(Charts and diagrams as code)
::::::
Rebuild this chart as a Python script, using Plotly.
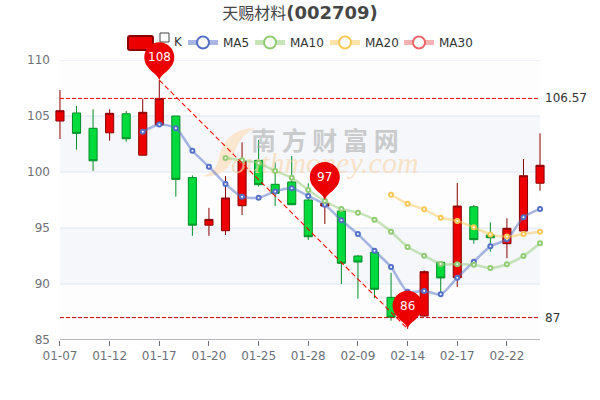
import plotly.graph_objects as go

categories = ["01-07","01-10","01-11","01-12","01-13","01-14","01-17","01-18","01-19","01-20",
              "01-21","01-24","01-25","01-26","01-27","01-28","02-07","02-08","02-09","02-10",
              "02-11","02-14","02-15","02-16","02-17","02-18","02-21","02-22","02-23","02-24"]
tick_labels = ["01-07","01-12","01-17","01-20","01-25","01-28","02-09","02-14","02-17","02-22"]
opens = [104.55,105.27,103.9,103.5,105.2,101.5,104.2,105.0,99.5,95.25,
         94.76,96.99,101.04,98.9,99.11,97.5,96.96,96.52,92.5,92.83,
         88.81,86.72,87.14,91.94,90.56,96.9,94.38,93.6,94.73,99.0]
closes = [105.47,103.45,101.0,105.24,102.97,105.33,106.57,99.34,95.25,95.77,
          97.68,100.98,98.87,98.1,97.08,94.22,97.2,91.85,91.96,89.53,
          87.03,88.0,91.1,90.54,96.96,93.96,94.13,94.97,99.67,100.6]
highs = [107.32,105.9,105.6,105.6,105.45,106.55,108.2,105.0,99.7,96.8,
         99.64,102.65,102.86,100.87,101.43,98.99,97.5,96.88,92.59,93.04,
         91.0,88.5,91.22,91.99,99.02,97.05,95.51,95.87,101.16,103.46]
lows = [102.95,102.0,100.1,102.8,102.7,101.5,104.2,97.8,94.3,94.3,
        94.38,96.16,98.69,96.96,97.03,93.93,95.36,90.0,88.69,88.72,
        86.72,86.0,87.08,89.17,89.73,93.6,92.88,92.29,94.73,98.33]
ma5 = [None]*5 + [103.6,104.25,103.9,101.9,100.47,98.93,97.8,97.7,98.27,98.54,
       97.86,97.08,95.69,94.46,92.97,91.52,89.3,89.38,89.08,90.56,
       91.99,93.36,93.99,95.95,96.7]
ma10 = [None]*10 + [101.25,101.04,100.8,100.09,99.49,98.39,97.41,96.7,96.37,95.74,
        94.67,93.3,92.53,91.79,91.76,91.72,91.43,91.76,92.5,93.63]
ma20 = [None]*20 + [97.97,97.17,96.67,95.92,95.63,95.06,94.43,94.23,94.46,94.67]
ma30 = [None]*30
y_ticks = [85,90,95,100,105,110]
max_close = 106.57
min_close = 87
pin_cats = ["01-17","02-07","02-14"]
pin_vals = [108.2,97.5,86]
pin_labels = ["108","97","86"]

L, T, W, H = 55, 60, 490, 280
X_RANGE = [-0.3, 29.3]
Y_RANGE = [85, 110]
FONT = "DejaVu Sans, Noto Sans CJK SC"
def px_x(x): return x - L
def px_y(y): return T - y
def paper_x(cat): return (categories.index(cat) - X_RANGE[0]) / (X_RANGE[1] - X_RANGE[0])
def paper_y(val): return (val - Y_RANGE[0]) / (Y_RANGE[1] - Y_RANGE[0])

fig = go.Figure()
fig.add_trace(go.Candlestick(x=categories, open=opens, high=highs, low=lows, close=closes, name="K",
    increasing=dict(line=dict(color="#8A0000", width=1), fillcolor="#ec0000"),
    decreasing=dict(line=dict(color="#008F28", width=1), fillcolor="#00da3c"),
    whiskerwidth=0, showlegend=False, hoverinfo="skip"))

# watermark
fig.add_trace(go.Scatter(x=["02-07"], y=[102.5], mode="text", text=["南 方 财 富 网"], showlegend=False, hoverinfo="skip",
    textfont=dict(family="Noto Sans CJK SC", size=25, color="rgba(165,165,165,0.55)", weight="bold")))
fig.add_trace(go.Scatter(x=["02-07"], y=[100.55], mode="text", text=["outhmoney.com"], showlegend=False, hoverinfo="skip",
    textfont=dict(family="Liberation Serif", size=30, color="rgba(250,215,175,0.7)", style="italic")))

legend_left = [183, 250, 325, 399]
legend_ids = ["legend", "legend2", "legend3", "legend4"]
for i, (name, vals, color, rgba) in enumerate([("MA5", ma5, "#5470C6", "rgba(84,112,198,0.5)"),
                                ("MA10", ma10, "#91CC75", "rgba(145,204,117,0.5)"),
                                ("MA20", ma20, "#FAC858", "rgba(250,200,88,0.5)"),
                                ("MA30", ma30, "#EE6666", "rgba(238,102,102,0.5)")]):
    fig.add_trace(go.Scatter(x=categories, y=vals, name=name, mode="lines+markers", hoverinfo="skip", legend=legend_ids[i],
        line=dict(color=rgba, width=2.5, shape="spline", smoothing=0.7),
        marker=dict(size=4, color="white", line=dict(color=color, width=2))))

# mark lines
fig.add_trace(go.Scatter(x=[categories[0], categories[-1]], y=[max_close, max_close], mode="lines", showlegend=False,
    hoverinfo="skip", line=dict(color="#f00000", width=1, dash="4px,2px")))
fig.add_trace(go.Scatter(x=[categories[0], categories[-1]], y=[min_close, min_close], mode="lines", showlegend=False,
    hoverinfo="skip", line=dict(color="#c80000", width=1, dash="4px,2px")))
fig.add_trace(go.Scatter(x=[pin_cats[0], pin_cats[2]], y=[pin_vals[0], pin_vals[2]], mode="lines", showlegend=False,
    hoverinfo="skip", line=dict(color="#ff0000", width=1.1, dash="5px,3px")))

shapes = []
# bands and grid
for i in range(len(y_ticks) - 1):
    shaded = i % 2 == 1
    shapes.append(dict(type="rect", xref="x", yref="y", x0=categories[0], x1=categories[-1], y0=y_ticks[i], y1=y_ticks[i+1],
                       fillcolor="#f5f7fb" if shaded else "#fdfdfd", line=dict(width=0), layer="below"))
for v in y_ticks[1:]:
    shapes.append(dict(type="line", xref="x", yref="y", x0=categories[0], x1=categories[-1], y0=v, y1=v,
                       line=dict(color="#E0E6F1", width=1), layer="below"))
shapes.append(dict(type="line", xref="x", yref="y", x0=categories[0], x1=categories[-1], y0=85, y1=85,
                   line=dict(color="#6E7079", width=1), layer="above"))
# logo swoosh, anchored on the plot's top-left data corner (pixel 60,60)
pts = [(255,128),(235,128),(222,140),(219,158),(217,168),(212,173),(203,176),(215,178),(228,172),(232,160),(236,145),(243,134),(255,128)]
c = [f"{a-60},{60-b}" for a, b in pts]
swoosh = f"M{c[0]} C{c[1]} {c[2]} {c[3]} C{c[4]} {c[5]} {c[6]} C{c[7]} {c[8]} {c[9]} C{c[10]} {c[11]} {c[12]} Z"
shapes.append(dict(type="path", path=swoosh, xref="x", yref="y", xsizemode="pixel", ysizemode="pixel",
                   xanchor=categories[0], yanchor=Y_RANGE[1], fillcolor="#fbe6cf", line=dict(width=0), layer="below"))
# K legend icon
icon = (f"M{px_x(130)},{px_y(36)} L{px_x(151)},{px_y(36)} Q{px_x(153)},{px_y(36)} {px_x(153)},{px_y(38)} "
        f"L{px_x(153)},{px_y(48)} Q{px_x(153)},{px_y(50)} {px_x(151)},{px_y(50)} L{px_x(130)},{px_y(50)} "
        f"Q{px_x(128)},{px_y(50)} {px_x(128)},{px_y(48)} L{px_x(128)},{px_y(38)} Q{px_x(128)},{px_y(36)} {px_x(130)},{px_y(36)} Z")
shapes.append(dict(type="path", path=icon, xref="paper", yref="paper", xsizemode="pixel", ysizemode="pixel",
                   xanchor=0, yanchor=1, fillcolor="#ec0000", line=dict(color="#8A0000", width=2), layer="above"))
square = f"M{px_x(160)},{px_y(33)} L{px_x(169)},{px_y(33)} L{px_x(169)},{px_y(42)} L{px_x(160)},{px_y(42)} Z"
shapes.append(dict(type="path", path=square, xref="paper", yref="paper", xsizemode="pixel", ysizemode="pixel",
                   xanchor=0, yanchor=1, fillcolor="rgba(0,0,0,0)", line=dict(color="#444", width=1), layer="above"))
# pins
pin = ("M0,0 C-2,6 -8,8 -11.4,13.2 C-13.8,15.8 -15,19.3 -15,23 C-15,31.3 -8.28,38 0,38 "
       "C8.28,38 15,31.3 15,23 C15,19.3 13.8,15.8 11.4,13.2 C8,8 2,6 0,0 Z")
annotations = []
for cat, val, lab in zip(pin_cats, pin_vals, pin_labels):
    shapes.append(dict(type="path", path=pin, xref="paper", yref="paper", xsizemode="pixel", ysizemode="pixel",
                       xanchor=paper_x(cat), yanchor=paper_y(val), fillcolor="#ec0000", line=dict(width=0), layer="above"))
    annotations.append(dict(x=cat, y=val, xref="x", yref="y", text=lab, showarrow=False, yshift=23,
                            font=dict(family=FONT, size=12, color="white")))
for val, lab in [(max_close, "106.57"), (min_close, "87")]:
    annotations.append(dict(x=1, y=val, xref="paper", yref="y", text=lab, showarrow=False, xanchor="left",
                            xshift=-2, font=dict(family=FONT, size=12, color="#333")))
annotations.append(dict(x=(174-L)/W, y=1+(T-42)/H, xref="paper", yref="paper", text="K", showarrow=False, xanchor="left",
                        yanchor="middle", xshift=-2, font=dict(family=FONT, size=12, color="#333")))

legends = {}
for lid, left in zip(legend_ids, legend_left):
    legends[lid] = dict(orientation="h", x=(left-L)/W, xanchor="left", y=1+(T-28)/H, yanchor="top", itemsizing="constant",
                        font=dict(family=FONT, size=12, color="#333"), bgcolor="rgba(0,0,0,0)")

fig.update_layout(
    width=600, height=400, autosize=False, paper_bgcolor="white", plot_bgcolor="rgba(0,0,0,0)",
    margin=dict(l=L, r=600-L-W, t=T, b=400-T-H, pad=0),
    title=dict(text="<span style='font-family:Noto Sans CJK SC;font-size:16px;font-weight:normal'>天赐材料</span><b>(002709)</b>",
               x=0.5, xanchor="center", y=0.968, yanchor="middle", font=dict(family="DejaVu Sans", size=18, color="#464646")),
    xaxis=dict(type="category", categoryorder="array", categoryarray=categories, range=X_RANGE,
               rangeslider=dict(visible=False), showgrid=False, zeroline=False, showline=False,
               tickmode="array", tickvals=tick_labels, ticktext=tick_labels, ticks="outside", ticklen=5, tickwidth=1,
               tickcolor="#6E7079", tickfont=dict(family=FONT, size=12, color="#6E7079")),
    yaxis=dict(range=Y_RANGE, tickmode="array", tickvals=y_ticks, showgrid=False, zeroline=False, showline=False,
               ticks="", ticklabelstandoff=4, tickfont=dict(family=FONT, size=12, color="#6E7079")),
    shapes=shapes, annotations=annotations, showlegend=True, hovermode=False,
    **legends,
)
fig.write_html("out.html", post_script="document.body.style.margin='0';", config=dict(displayModeBar=False))
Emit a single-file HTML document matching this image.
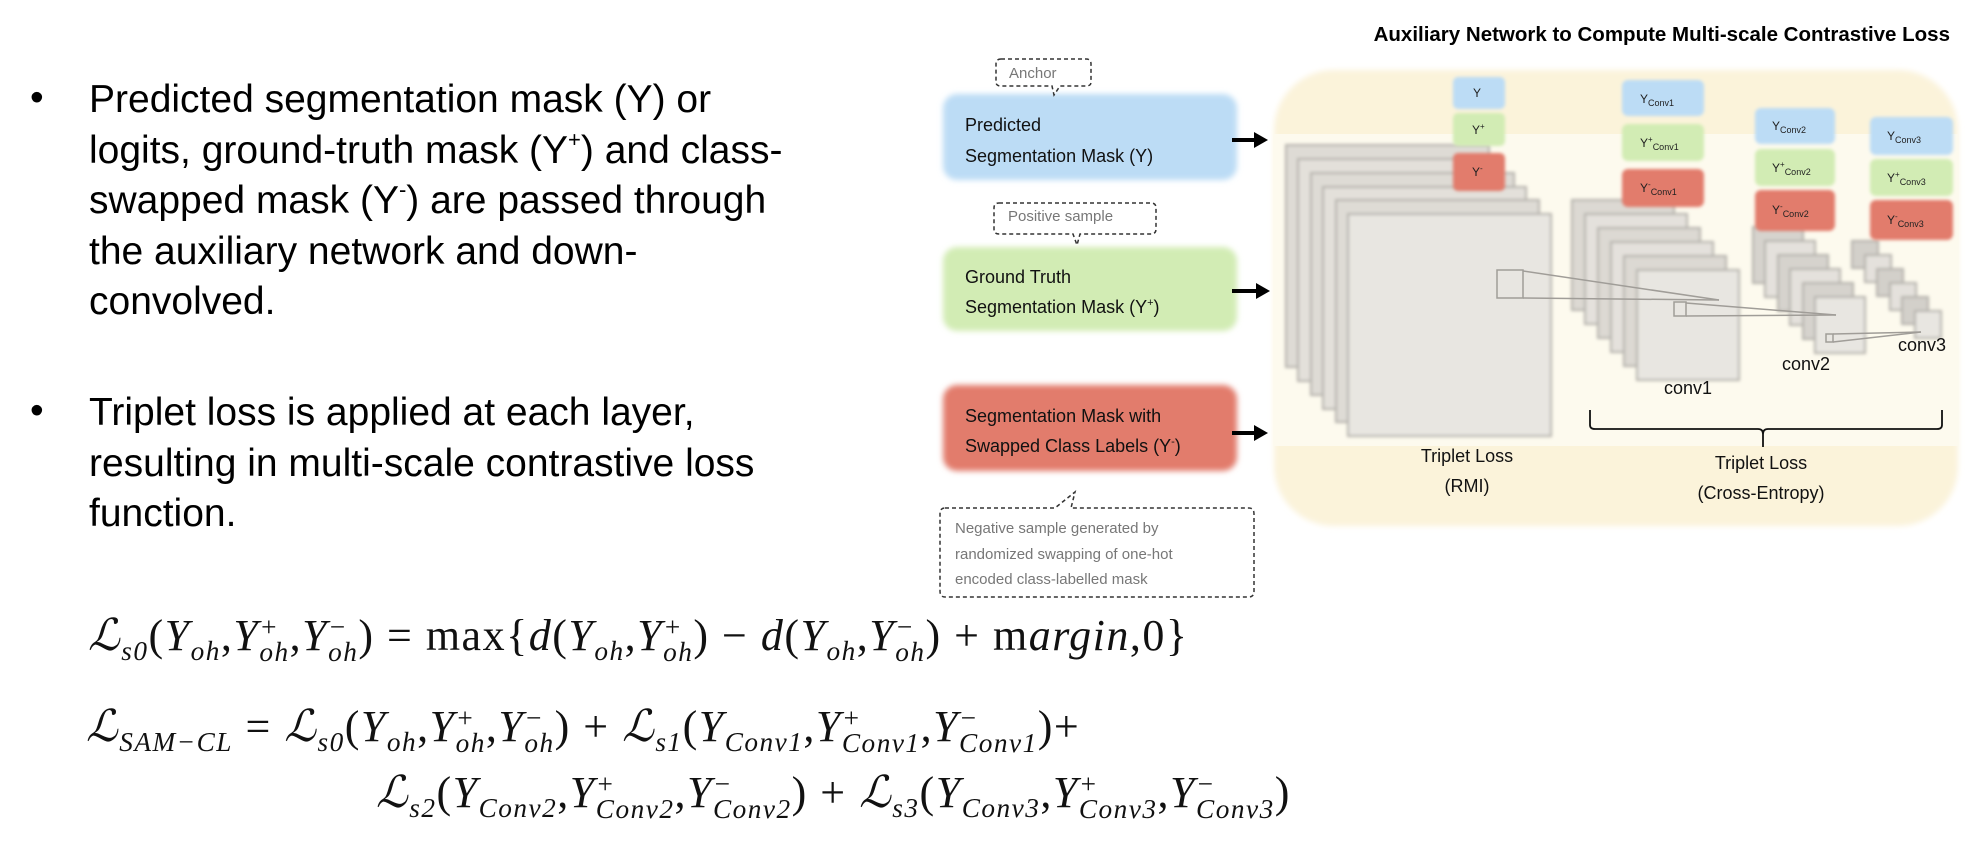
<!DOCTYPE html>
<html><head><meta charset="utf-8"><style>
html,body{margin:0;padding:0;background:#fff;}
body{width:1969px;height:844px;position:relative;overflow:hidden;font-family:"Liberation Sans",sans-serif;}
.b{position:absolute;font-size:39px;line-height:50.5px;color:#000;}
.b sup{font-size:22px;line-height:0;vertical-align:baseline;position:relative;top:-16px;}
.dot{position:absolute;font-size:39px;}
.eq{position:absolute;font-family:"Liberation Serif",serif;font-size:44px;letter-spacing:1.5px;white-space:nowrap;color:#111;}
.eq i{font-style:italic;}
.ss{display:inline-block;vertical-align:middle;line-height:0.9;font-size:0.62em;font-style:italic;text-align:left;}
.ss span{display:block;}
.eq sub{font-size:0.62em;font-style:italic;line-height:0;}
</style></head><body>
<div class="dot" style="left:30px;top:76px;">•</div>
<div class="b" style="left:89px;top:75px;">Predicted segmentation mask (Y) or<br>logits, ground-truth mask (Y<sup>+</sup>) and class-<br>swapped mask (Y<sup>-</sup>) are passed through<br>the auxiliary network and down-<br>convolved.</div>
<div class="dot" style="left:30px;top:389px;">•</div>
<div class="b" style="left:89px;top:388px;">Triplet loss is applied at each layer,<br>resulting in multi-scale contrastive loss<br>function.</div>

<div class="eq" style="left:88px;top:610px;"><i>ℒ</i><sub>s0</sub>(<i>Y</i><sub>oh</sub>,<i>Y</i><span class="ss"><span>+</span><span>oh</span></span>,<i>Y</i><span class="ss"><span>−</span><span>oh</span></span>) = max{<i>d</i>(<i>Y</i><sub>oh</sub>,<i>Y</i><span class="ss"><span>+</span><span>oh</span></span>) − <i>d</i>(<i>Y</i><sub>oh</sub>,<i>Y</i><span class="ss"><span>−</span><span>oh</span></span>) + m<i>argin</i>,0}</div>
<div class="eq" style="left:86px;top:701px;"><i>ℒ</i><sub>SAM−CL</sub> = <i>ℒ</i><sub>s0</sub>(<i>Y</i><sub>oh</sub>,<i>Y</i><span class="ss"><span>+</span><span>oh</span></span>,<i>Y</i><span class="ss"><span>−</span><span>oh</span></span>) + <i>ℒ</i><sub>s1</sub>(<i>Y</i><sub>Conv1</sub>,<i>Y</i><span class="ss"><span>+</span><span>Conv1</span></span>,<i>Y</i><span class="ss"><span>−</span><span>Conv1</span></span>)+</div>
<div class="eq" style="left:376px;top:767px;"><i>ℒ</i><sub>s2</sub>(<i>Y</i><sub>Conv2</sub>,<i>Y</i><span class="ss"><span>+</span><span>Conv2</span></span>,<i>Y</i><span class="ss"><span>−</span><span>Conv2</span></span>) + <i>ℒ</i><sub>s3</sub>(<i>Y</i><sub>Conv3</sub>,<i>Y</i><span class="ss"><span>+</span><span>Conv3</span></span>,<i>Y</i><span class="ss"><span>−</span><span>Conv3</span></span>)</div>

<svg width="1969" height="844" style="position:absolute;left:0;top:0" xmlns="http://www.w3.org/2000/svg" font-family="Liberation Sans, sans-serif">
<defs>
<filter id="bl" x="-20%" y="-20%" width="140%" height="140%"><feGaussianBlur stdDeviation="3"/></filter>
<filter id="bl2" x="-20%" y="-20%" width="140%" height="140%"><feGaussianBlur stdDeviation="1.5"/></filter>
</defs>
<text x="1950" y="41" text-anchor="end" font-weight="bold" font-size="20.5" fill="#000">Auxiliary Network to Compute Multi-scale Contrastive Loss</text>
<rect x="1274" y="70" width="684" height="456" rx="60" fill="#fbf3da" filter="url(#bl)"/>
<rect x="1274" y="134" width="684" height="312" fill="#fdfaee"/>
<rect x="943" y="94" width="294" height="86" rx="14" fill="#bcdcf5" filter="url(#bl)"/>
<rect x="943" y="247" width="294" height="84" rx="14" fill="#d2ecb4" filter="url(#bl)"/>
<rect x="943" y="385" width="294" height="86" rx="14" fill="#e27b6c" filter="url(#bl)"/>
<g font-size="18" fill="#111">
<text x="965" y="131">Predicted</text><text x="965" y="162">Segmentation Mask (Y)</text>
<text x="965" y="283">Ground Truth</text><text x="965" y="313">Segmentation Mask (Y<tspan font-size="11" dy="-7">+</tspan><tspan dy="7">)</tspan></text>
<text x="965" y="422">Segmentation Mask with</text><text x="965" y="452">Swapped Class Labels (Y<tspan font-size="11" dy="-7">-</tspan><tspan dy="7">)</tspan></text>
</g>
<g fill="#000" stroke="#000" stroke-width="4">
<line x1="1232" y1="140" x2="1256" y2="140"/><polygon points="1254,132 1268,140 1254,148" stroke="none"/>
<line x1="1232" y1="291" x2="1258" y2="291"/><polygon points="1256,283 1270,291 1256,299" stroke="none"/>
<line x1="1232" y1="433" x2="1256" y2="433"/><polygon points="1254,425 1268,433 1254,441" stroke="none"/>
</g>
<g fill="#fff" stroke="#333" stroke-width="1.5" stroke-dasharray="4,3">
<path d="M1001,59 H1086 Q1091,59 1091,64 V82 Q1091,86 1086,86 L1060,86 L1054,95 L1052,86 H1001 Q996,86 996,82 V64 Q996,59 1001,59 Z"/>
<path d="M999,203 H1151 Q1156,203 1156,208 V229 Q1156,234 1151,234 L1080,234 L1077,245 L1073,234 H999 Q994,234 994,229 V208 Q994,203 999,203 Z"/>
<path d="M945,508 L1055,508 L1075,492 L1071,508 H1249 Q1254,508 1254,514 V591 Q1254,597 1249,597 H945 Q940,597 940,591 V514 Q940,508 945,508 Z"/>
</g>
<g fill="#777" font-size="15">
<text x="1009" y="78">Anchor</text>
<text x="1008" y="221">Positive sample</text>
<text x="955" y="533">Negative sample generated by</text>
<text x="955" y="559">randomized swapping of one-hot</text>
<text x="955" y="584">encoded class-labelled mask</text>
</g>
<g fill="#dedbd5" stroke="#b3b0aa" stroke-width="2" filter="url(#bl2)">
<rect x="1286" y="145" width="203" height="222"/>
<rect x="1298" y="159" width="203" height="222" fill="#e3e0da"/>
<rect x="1311" y="173" width="203" height="222"/>
<rect x="1323" y="187" width="203" height="222" fill="#e3e0da"/>
<rect x="1336" y="200" width="203" height="222"/>
<rect x="1348" y="214" width="203" height="222" fill="#e8e6e1"/>
</g>
<g fill="#dcd9d3" stroke="#b3b0aa" stroke-width="2" filter="url(#bl2)">
<rect x="1572" y="200" width="102" height="110"/>
<rect x="1585" y="214" width="102" height="110" fill="#e4e1dc"/>
<rect x="1598" y="228" width="102" height="110"/>
<rect x="1611" y="242" width="102" height="110" fill="#e4e1dc"/>
<rect x="1624" y="256" width="102" height="110"/>
<rect x="1637" y="270" width="102" height="110" fill="#e8e6e1"/>
</g>
<g fill="#d6d3cd" stroke="#b3b0aa" stroke-width="2" filter="url(#bl2)">
<rect x="1753" y="227" width="50" height="56"/>
<rect x="1765" y="241" width="50" height="56" fill="#e4e1dc"/>
<rect x="1778" y="255" width="50" height="56"/>
<rect x="1790" y="269" width="50" height="56" fill="#e4e1dc"/>
<rect x="1803" y="283" width="50" height="56"/>
<rect x="1815" y="297" width="50" height="56" fill="#e8e6e1"/>
</g>
<g fill="#d3d0ca" stroke="#b3b0aa" stroke-width="2" filter="url(#bl2)">
<rect x="1852" y="241" width="26" height="27"/>
<rect x="1865" y="255" width="26" height="27" fill="#e4e1dc"/>
<rect x="1877" y="269" width="26" height="27"/>
<rect x="1890" y="283" width="26" height="27" fill="#e4e1dc"/>
<rect x="1902" y="297" width="26" height="27"/>
<rect x="1915" y="311" width="26" height="27" fill="#e8e6e1"/>
</g>
<g fill="none" stroke="#a09d98" stroke-width="1.5">
<rect x="1497" y="270" width="26" height="28"/>
<line x1="1523" y1="271" x2="1719" y2="300"/><line x1="1523" y1="298" x2="1719" y2="300"/>
<rect x="1674" y="302" width="12" height="14"/>
<line x1="1686" y1="303" x2="1836" y2="315"/><line x1="1686" y1="316" x2="1836" y2="315"/>
<rect x="1826" y="334" width="7" height="8"/>
<line x1="1833" y1="334" x2="1921" y2="332"/><line x1="1833" y1="342" x2="1921" y2="332"/>
</g>
<g filter="url(#bl2)">
<rect x="1453" y="77" width="52" height="32" rx="5" fill="#bcdcf5"/>
<rect x="1453" y="113" width="52" height="33" rx="5" fill="#d2ecb4"/>
<rect x="1453" y="153" width="52" height="38" rx="5" fill="#e27b6c"/>
<rect x="1622" y="80" width="82" height="36" rx="6" fill="#bcdcf5"/>
<rect x="1622" y="124" width="82" height="37" rx="6" fill="#d2ecb4"/>
<rect x="1622" y="169" width="82" height="38" rx="6" fill="#e27b6c"/>
<rect x="1755" y="108" width="80" height="36" rx="6" fill="#bcdcf5"/>
<rect x="1755" y="149" width="80" height="37" rx="6" fill="#d2ecb4"/>
<rect x="1755" y="190" width="80" height="41" rx="6" fill="#e27b6c"/>
<rect x="1870" y="117" width="83" height="38" rx="6" fill="#bcdcf5"/>
<rect x="1870" y="159" width="83" height="37" rx="6" fill="#d2ecb4"/>
<rect x="1870" y="200" width="83" height="40" rx="6" fill="#e27b6c"/>
</g>
<g font-size="12" fill="#222">
<text x="1473" y="97">Y</text>
<text x="1472" y="134">Y<tspan font-size="8" dy="-5">+</tspan></text>
<text x="1472" y="176">Y<tspan font-size="8" dy="-5">-</tspan></text>
<text x="1640" y="103">Y<tspan font-size="9" dy="3">Conv1</tspan></text>
<text x="1640" y="147">Y<tspan font-size="8" dy="-5">+</tspan><tspan font-size="9" dy="8">Conv1</tspan></text>
<text x="1640" y="192">Y<tspan font-size="8" dy="-5">-</tspan><tspan font-size="9" dy="8">Conv1</tspan></text>
<text x="1772" y="130">Y<tspan font-size="9" dy="3">Conv2</tspan></text>
<text x="1772" y="172">Y<tspan font-size="8" dy="-5">+</tspan><tspan font-size="9" dy="8">Conv2</tspan></text>
<text x="1772" y="214">Y<tspan font-size="8" dy="-5">-</tspan><tspan font-size="9" dy="8">Conv2</tspan></text>
<text x="1887" y="140">Y<tspan font-size="9" dy="3">Conv3</tspan></text>
<text x="1887" y="182">Y<tspan font-size="8" dy="-5">+</tspan><tspan font-size="9" dy="8">Conv3</tspan></text>
<text x="1887" y="224">Y<tspan font-size="8" dy="-5">-</tspan><tspan font-size="9" dy="8">Conv3</tspan></text>
</g>
<g font-size="18" fill="#111" text-anchor="middle">
<text x="1688" y="394">conv1</text>
<text x="1806" y="370">conv2</text>
<text x="1922" y="351">conv3</text>
<text x="1467" y="462">Triplet Loss</text>
<text x="1467" y="492">(RMI)</text>
<text x="1761" y="469">Triplet Loss</text>
<text x="1761" y="499">(Cross-Entropy)</text>
</g>
<path d="M1590,410 V425 Q1590,429 1595,429 H1758 Q1763,429 1763,434 V447 M1763,434 Q1763,429 1768,429 H1937 Q1942,429 1942,425 V410" fill="none" stroke="#111" stroke-width="1.8"/>
</svg>
</body></html>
::::::
### WRITTEN TASK
Extract each line from the entries above that contains the string "document".

### RIGHT ANSWER
fig.write_html("out.html", post_script="document.body.style.margin='0';", config=dict(displayModeBar=False))
Emit a single-file HTML document matching this image.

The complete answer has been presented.